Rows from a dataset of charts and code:
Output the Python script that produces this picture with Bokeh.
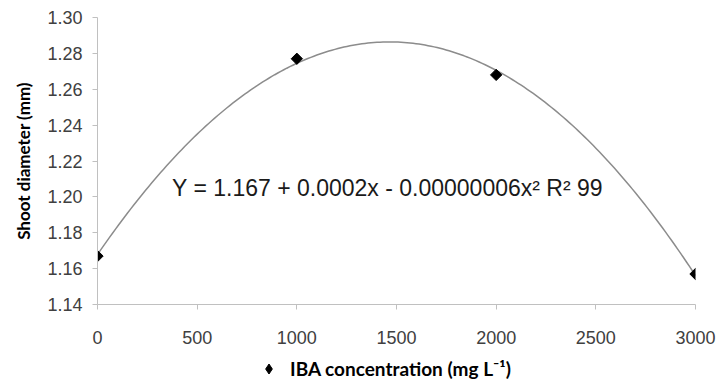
import numpy as np
from bokeh.plotting import figure
from bokeh.layouts import column
from bokeh.models import (FixedTicker, NumeralTickFormatter, Label, Legend, LegendItem, Range1d)
from bokeh.embed import file_html
from bokeh.resources import INLINE

# Data
iba_conc = [0, 1000, 2000, 3000]
shoot_diameter = [1.167, 1.277, 1.268, 1.157]
x_ticks = [0, 500, 1000, 1500, 2000, 2500, 3000]
y_ticks = [1.14, 1.16, 1.18, 1.20, 1.22, 1.24, 1.26, 1.28, 1.30]
equation = "Y = 1.167 + 0.0002x - 0.00000006x\u00b2 R\u00b2 99"
series_name = "IBA concentration (mg L\u207b\u00b9)"
y_label = "Shoot diameter (mm)"

# quadratic trend line fitted to the data
coef = np.polyfit(iba_conc, shoot_diameter, 2)
xs = np.linspace(min(iba_conc), max(iba_conc), 200)
ys = np.polyval(coef, xs)

p = figure(width=716, height=350, output_backend="svg", toolbar_location=None,
           x_range=Range1d(0, 3000), y_range=Range1d(1.14, 1.30),
           min_border_left=97, min_border_right=21, min_border_top=17, min_border_bottom=46)
p.outline_line_color = None
p.xgrid.grid_line_color = None
p.ygrid.grid_line_color = None
p.background_fill_color = "white"
p.border_fill_color = "white"

line = p.line(xs, ys, line_color="#8c8c8c", line_width=1.5)
pts = p.scatter(iba_conc, shoot_diameter, marker="square", angle=np.pi / 4, size=8,
                fill_color="black", line_color="black")

for ax in (p.xaxis, p.yaxis):
    ax.axis_line_color = "#c0c0c0"
    ax.major_tick_line_color = "#c0c0c0"
    ax.major_tick_in = 0
    ax.major_tick_out = 5
    ax.minor_tick_line_color = None
    ax.major_label_text_font = "Liberation Sans"
    ax.major_label_text_font_size = "18px"
    ax.major_label_text_color = "#404040"

p.xaxis.ticker = FixedTicker(ticks=x_ticks)
p.yaxis.ticker = FixedTicker(ticks=y_ticks)
p.yaxis.formatter = NumeralTickFormatter(format="0.00")
p.xaxis.major_label_standoff = 21
p.yaxis.major_label_standoff = 10

p.yaxis.axis_label = y_label
p.yaxis.axis_label_text_font = "Lato"
p.yaxis.axis_label_text_font_style = "bold"
p.yaxis.axis_label_text_font_size = "17px"
p.yaxis.axis_label_text_color = "black"
p.yaxis.axis_label_standoff = 10

p.add_layout(Label(x=1455, y=1.205, text=equation, text_align="center", text_baseline="middle",
                   text_font="Liberation Sans", text_font_size="23px", text_color="#1a1a1a"))

# legend strip below the chart
lg = figure(width=716, height=38, output_backend="svg", toolbar_location=None,
            x_range=Range1d(-2, -1), y_range=Range1d(-2, -1),
            min_border_left=97, min_border_right=21, min_border_top=0, min_border_bottom=0)
lg.outline_line_color = None
lg.axis.visible = False
lg.grid.grid_line_color = None
lg_pts = lg.scatter(iba_conc, shoot_diameter, marker="diamond", size=12,
                    fill_color="black", line_color="black")
legend = Legend(items=[LegendItem(label=series_name, renderers=[lg_pts])],
                location=(159, 7), border_line_color=None, background_fill_alpha=0,
                padding=0, margin=0, spacing=0,
                label_text_font="Lato", label_text_font_size="19px", label_text_font_style="bold",
                label_text_color="black", glyph_width=25, glyph_height=25, label_standoff=9)
lg.add_layout(legend, "center")

layout = column(p, lg, spacing=0)
open("out.html", "w").write(file_html(layout, INLINE))
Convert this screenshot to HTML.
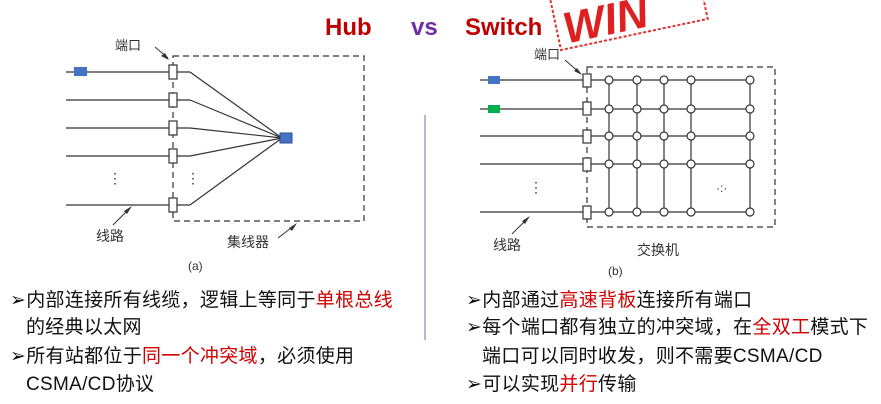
<!DOCTYPE html>
<html><head><meta charset="utf-8"><style>
body{margin:0;background:#fff;width:881px;height:404px;overflow:hidden;position:relative;font-family:"Liberation Sans","Noto Sans CJK SC",sans-serif}
.t{position:absolute;font-size:19px;line-height:20px;white-space:nowrap;color:#111;letter-spacing:0.3px}
.r{color:#d00000}
svg{position:absolute;left:0;top:0}
</style></head><body>
<svg width="881" height="404" font-family="Liberation Sans, Noto Sans CJK SC, sans-serif">
<text x="325" y="35" font-size="24" font-weight="bold" fill="#c00000">Hub</text>
<text x="411" y="35" font-size="24" font-weight="bold" fill="#7030a0">vs</text>
<text x="465" y="35" font-size="24" font-weight="bold" fill="#c00000">Switch</text>
<g transform="rotate(-12 620 15)">
<rect x="555" y="-25" width="150" height="62" fill="none" stroke="#e03030" stroke-width="2" stroke-dasharray="3 2"/>
<text x="562" y="32" font-size="44" font-weight="bold" fill="#e02020" font-style="italic">WIN</text>
</g>
<line x1="425" y1="115" x2="425" y2="340" stroke="#5a7ab8" stroke-width="1"/>

<g stroke="#333" stroke-width="1.2" fill="none">
<rect x="173" y="56" width="191" height="165" stroke-dasharray="6 4"/>
<line x1="66" y1="72" x2="190" y2="72"/><line x1="66" y1="100" x2="190" y2="100"/>
<line x1="66" y1="128" x2="190" y2="128"/><line x1="66" y1="156" x2="190" y2="156"/>
<line x1="66" y1="205" x2="190" y2="205"/>
<line x1="190" y1="72" x2="282" y2="138"/><line x1="190" y1="100" x2="282" y2="138"/>
<line x1="190" y1="128" x2="282" y2="138"/><line x1="190" y1="156" x2="282" y2="138"/>
<line x1="190" y1="205" x2="282" y2="138"/>
</g>
<g fill="#fff" stroke="#333" stroke-width="1.2">
<rect x="169" y="65" width="8" height="14"/><rect x="169" y="93" width="8" height="14"/>
<rect x="169" y="121" width="8" height="14"/><rect x="169" y="149" width="8" height="14"/>
<rect x="169" y="198" width="8" height="14"/>
</g>
<rect x="74" y="67" width="13" height="9" fill="#4472c4"/>
<rect x="280" y="133" width="12" height="10" fill="#4472c4" stroke="#2f528f"/>
<text x="108" y="183" font-size="14" fill="#333">⋮</text><text x="186" y="183" font-size="14" fill="#333">⋮</text>
<text x="115" y="50" font-size="13" fill="#333">端口</text>
<line x1="155" y1="47" x2="168" y2="58" stroke="#333"/><polygon points="169,60 161,56 165,53" fill="#333"/>
<text x="96" y="241" font-size="14" fill="#333">线路</text>
<line x1="113" y1="225" x2="130" y2="208" stroke="#333"/><polygon points="132,206 127,214 124,211" fill="#333"/>
<text x="227" y="247" font-size="14" fill="#333">集线器</text>
<line x1="278" y1="238" x2="295" y2="225" stroke="#333"/><polygon points="297,223 292,231 289,228" fill="#333"/>
<text x="188" y="270" font-size="12" fill="#333">(a)</text>

<g stroke="#333" stroke-width="1.2" fill="none">
<rect x="587" y="67" width="188" height="160" stroke-dasharray="6 4"/>
<line x1="480" y1="80" x2="750" y2="80"/><line x1="480" y1="109" x2="750" y2="109"/>
<line x1="480" y1="136" x2="750" y2="136"/><line x1="480" y1="164" x2="750" y2="164"/>
<line x1="480" y1="212" x2="750" y2="212"/>
<line x1="609" y1="80" x2="609" y2="212"/><line x1="637" y1="80" x2="637" y2="212"/>
<line x1="664" y1="80" x2="664" y2="212"/><line x1="691" y1="80" x2="691" y2="212"/>
<line x1="750" y1="80" x2="750" y2="212"/>
</g>
<g fill="#fff" stroke="#333" stroke-width="1.2">
<rect x="583" y="74" width="8" height="13"/><rect x="583" y="102" width="8" height="13"/>
<rect x="583" y="130" width="8" height="13"/><rect x="583" y="158" width="8" height="13"/>
<rect x="583" y="206" width="8" height="13"/>
</g>
<g fill="#fff" stroke="#333" stroke-width="1.2">
<circle cx="609" cy="80" r="4"/><circle cx="637" cy="80" r="4"/><circle cx="664" cy="80" r="4"/><circle cx="691" cy="80" r="4"/><circle cx="750" cy="80" r="4"/>
<circle cx="609" cy="109" r="4"/><circle cx="637" cy="109" r="4"/><circle cx="664" cy="109" r="4"/><circle cx="691" cy="109" r="4"/><circle cx="750" cy="109" r="4"/>
<circle cx="609" cy="136" r="4"/><circle cx="637" cy="136" r="4"/><circle cx="664" cy="136" r="4"/><circle cx="691" cy="136" r="4"/><circle cx="750" cy="136" r="4"/>
<circle cx="609" cy="164" r="4"/><circle cx="637" cy="164" r="4"/><circle cx="664" cy="164" r="4"/><circle cx="691" cy="164" r="4"/><circle cx="750" cy="164" r="4"/>
<circle cx="609" cy="212" r="4"/><circle cx="637" cy="212" r="4"/><circle cx="664" cy="212" r="4"/><circle cx="691" cy="212" r="4"/><circle cx="750" cy="212" r="4"/>
</g>
<rect x="488" y="76" width="12" height="8" fill="#4472c4"/>
<rect x="488" y="105" width="12" height="8" fill="#00b050"/>
<text x="529" y="192" font-size="14" fill="#333">⋮</text><text x="716" y="192" font-size="12" fill="#333">·:·</text>
<text x="534" y="59" font-size="13" fill="#333">端口</text>
<line x1="565" y1="60" x2="580" y2="73" stroke="#333"/><polygon points="582,75 574,71 577,68" fill="#333"/>
<text x="493" y="250" font-size="14" fill="#333">线路</text>
<line x1="512" y1="234" x2="528" y2="218" stroke="#333"/><polygon points="530,216 525,224 522,221" fill="#333"/>
<text x="637" y="255" font-size="14" fill="#333">交换机</text>
<text x="608" y="275" font-size="12" fill="#333">(b)</text>
</svg>

<div class="t" style="left:10px;top:291px">➢内部连接所有线缆，逻辑上等同于<span class="r">单根总线</span></div>
<div class="t" style="left:26px;top:318px">的经典以太网</div>
<div class="t" style="left:10px;top:347px">➢所有站都位于<span class="r">同一个冲突域</span>，必须使用</div>
<div class="t" style="left:26px;top:375px">CSMA/CD协议</div>
<div class="t" style="left:466px;top:291px">➢内部通过<span class="r">高速背板</span>连接所有端口</div>
<div class="t" style="left:466px;top:318px">➢每个端口都有独立的冲突域，在<span class="r">全双工</span>模式下</div>
<div class="t" style="left:482px;top:347px">端口可以同时收发，则不需要CSMA/CD</div>
<div class="t" style="left:466px;top:375px">➢可以实现<span class="r">并行</span>传输</div>
</body></html>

▶ [What this task involves] Quote only what lies between the first line of the records and the line containing "from bokeh.resources import INLINE", please, including both lines and excluding images.

▶ [Final result]
Output the Python script that produces this picture with Bokeh.
import numpy as np
from bokeh.plotting import figure
from bokeh.layouts import column
from bokeh.models import (FixedTicker, NumeralTickFormatter, Label, Legend, LegendItem, Range1d)
from bokeh.embed import file_html
from bokeh.resources import INLINE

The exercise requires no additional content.